Another problem is database schema changes. We wrote some tools that would add default values for columns that had been added since the snapshots were taken.
Obviously these tests were way slower than pure unit tests.
When you're trying to test some legacy code where it's very difficult to write unit tests for individual classes, this approach may be worth the effort.
I do both, depending on what I need to test:
I import static test data from SQL scripts or DB dumps. This data is used in object load (deserialization or object mapping) and in SQL query tests (when I want to know whether the code will return the correct result).
Plus, I usually have some backbone data (config, value to name lookup tables, etc). These are also loaded in this step. Note that this loading is a single test (along with creating the DB from scratch).
When I have code which modifies the DB (object -> DB), I usually run it against a living DB (in memory or a test instance somewhere). This is to ensure that the code works; not to create any large amount of rows. After the test, I rollback the transaction (following the rule that tests must not modify the global state).
Of course, there are exceptions to the rule:
I also create large amount of rows in performance tests.
Sometimes, I have to commit the result of a unit test (otherwise, the test would grow too big).
I generally use SQL scripts to fill the data in the scenario you discuss.
It's straight-forward and very easily repeatable.
This will probably not answer all your questions, if any, but I made the decision in one project to do unit testing against the DB. I felt in my case that the DB structure needed testing too, i.e. did my DB design deliver what is needed for the application. Later in the project when I feel the DB structure is stable, I will probably move away from this.
To generate data I decided to create an external application that filled the DB with "random" data, I created a person-name and company-name generators etc.

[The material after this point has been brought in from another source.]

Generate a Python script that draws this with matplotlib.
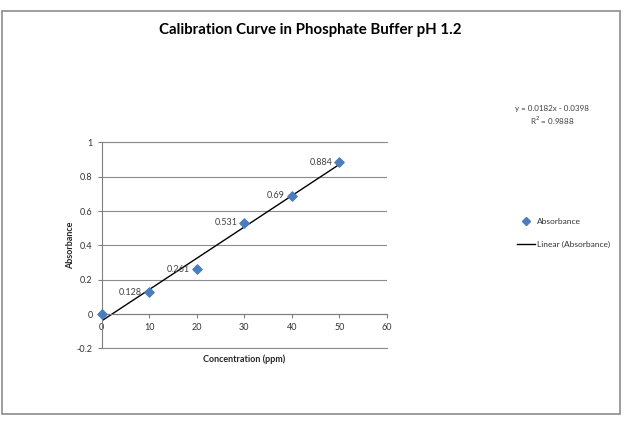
import numpy as np
import matplotlib

matplotlib.use('Agg')
import matplotlib.pyplot as plt
from matplotlib.lines import Line2D
from matplotlib.patches import Rectangle

plt.rcParams['font.family'] = ['Lato', 'DejaVu Sans']

concentration = [0, 10, 20, 30, 40, 50]
absorbance = [0, 0.128, 0.261, 0.531, 0.69, 0.884]
point_labels = ['', '0.128', '0.261', '0.531', '0.69', '0.884']

slope, intercept = np.polyfit(concentration, absorbance, 1)
pred = np.polyval([slope, intercept], concentration)
r2 = 1 - np.sum((np.array(absorbance) - pred) ** 2) / np.sum((np.array(absorbance) - np.mean(absorbance)) ** 2)

fig = plt.figure(figsize=(6.27, 4.26), dpi=100)
fig.patches.append(Rectangle((2 / 627, 1 - 414 / 426), 617.5 / 627, 403 / 426,
                             transform=fig.transFigure, fill=False,
                             edgecolor='#8c8c8c', linewidth=1.2))

ax = fig.add_axes([0.162, 0.182, 0.455, 0.484])

color = '#4a7ebb'
ax.scatter(concentration, absorbance, marker='D', s=22, color=color, zorder=3, clip_on=False)
xs = np.array([min(concentration), max(concentration)])
ax.plot(xs, slope * xs + intercept, color='black', linewidth=1, zorder=2)

for x, y, lab in zip(concentration, absorbance, point_labels):
    if lab:
        ax.annotate(lab, (x, y), xytext=(-5, 0), textcoords='offset points',
                    ha='right', va='center', fontsize=6.5, color='#404040')

ax.set_xlim(0, 60)
ax.set_ylim(-0.2, 1)
ax.set_xticks(range(0, 61, 10))
ax.set_yticks(np.arange(-0.2, 1.01, 0.2))
ax.set_yticklabels(['-0.2', '0', '0.2', '0.4', '0.6', '0.8', '1'])
ax.grid(axis='y', color='#8c8c8c', linewidth=0.8)
ax.axhline(-0.2, color='#8c8c8c', linewidth=0.8, zorder=0, clip_on=False)
ax.axhline(1, color='#8c8c8c', linewidth=0.8, zorder=0, clip_on=False)
ax.set_axisbelow(True)

for side in ['top', 'right']:
    ax.spines[side].set_visible(False)
ax.spines['bottom'].set_position(('data', 0))
ax.spines['bottom'].set_color('#7f7f7f')
ax.spines['left'].set_color('#7f7f7f')
ax.tick_params(axis='both', labelsize=6.5, colors='#7f7f7f', labelcolor='#333333', length=3)

ax.text(0.5, -0.05, 'Concentration (ppm)', transform=ax.transAxes,
        ha='center', va='center', fontsize=6.5, fontweight='bold', color='#262626')
ax.set_ylabel('Absorbance', fontsize=6.5, fontweight='bold', color='#262626', labelpad=1)

fig.text(310 / 627, 1 - 30 / 426, 'Calibration Curve in Phosphate Buffer pH 1.2',
         ha='center', va='center', fontsize=10.8, fontweight='bold', color='black')

fig.text(552 / 627, 1 - 108 / 426, f'y = {slope:.4f}x - {abs(intercept):.4f}',
         ha='center', va='center', fontsize=5.8, color='#404040')
fig.text(552 / 627, 1 - 121 / 426, f'R$^2$ = {r2:.4f}',
         ha='center', va='center', fontsize=5.8, color='#404040')

handles = [Line2D([], [], marker='D', linestyle='none', color=color, markersize=4),
           Line2D([], [], color='black', linewidth=1)]
fig.legend(handles, ['Absorbance', 'Linear (Absorbance)'],
           loc='center left', bbox_to_anchor=(509 / 627, 1 - 233 / 426),
           frameon=False, fontsize=6, handlelength=2.2, labelspacing=1.9,
           handletextpad=0.3, labelcolor='#333333')

fig.savefig('out.png', dpi=100)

The reason for doing this in an external program was:
1. I could rerun the tests on by test modified data, i.e. making sure my tests were able to run several times and the data modification made by the tests were valid modifications.
2. I could if needed, clean the DB and get a fresh start.
I agree that there are points of failure in this approach, but in my case since e.g. person generation was part of the business logic generating data for tests was actually testing that part too.
Our team confront the same question recently.
Before, we were using specflow to do integration testing. With specflow, QA can write each test case inside which populating necessary test data to DB.
Now, QA want to use postman to test API, how can they populate the data? One solution is creating Apis for populating them. Another is sync historical data from Prod to test env.
Will update my answer once we try different solutions and decide which one to go.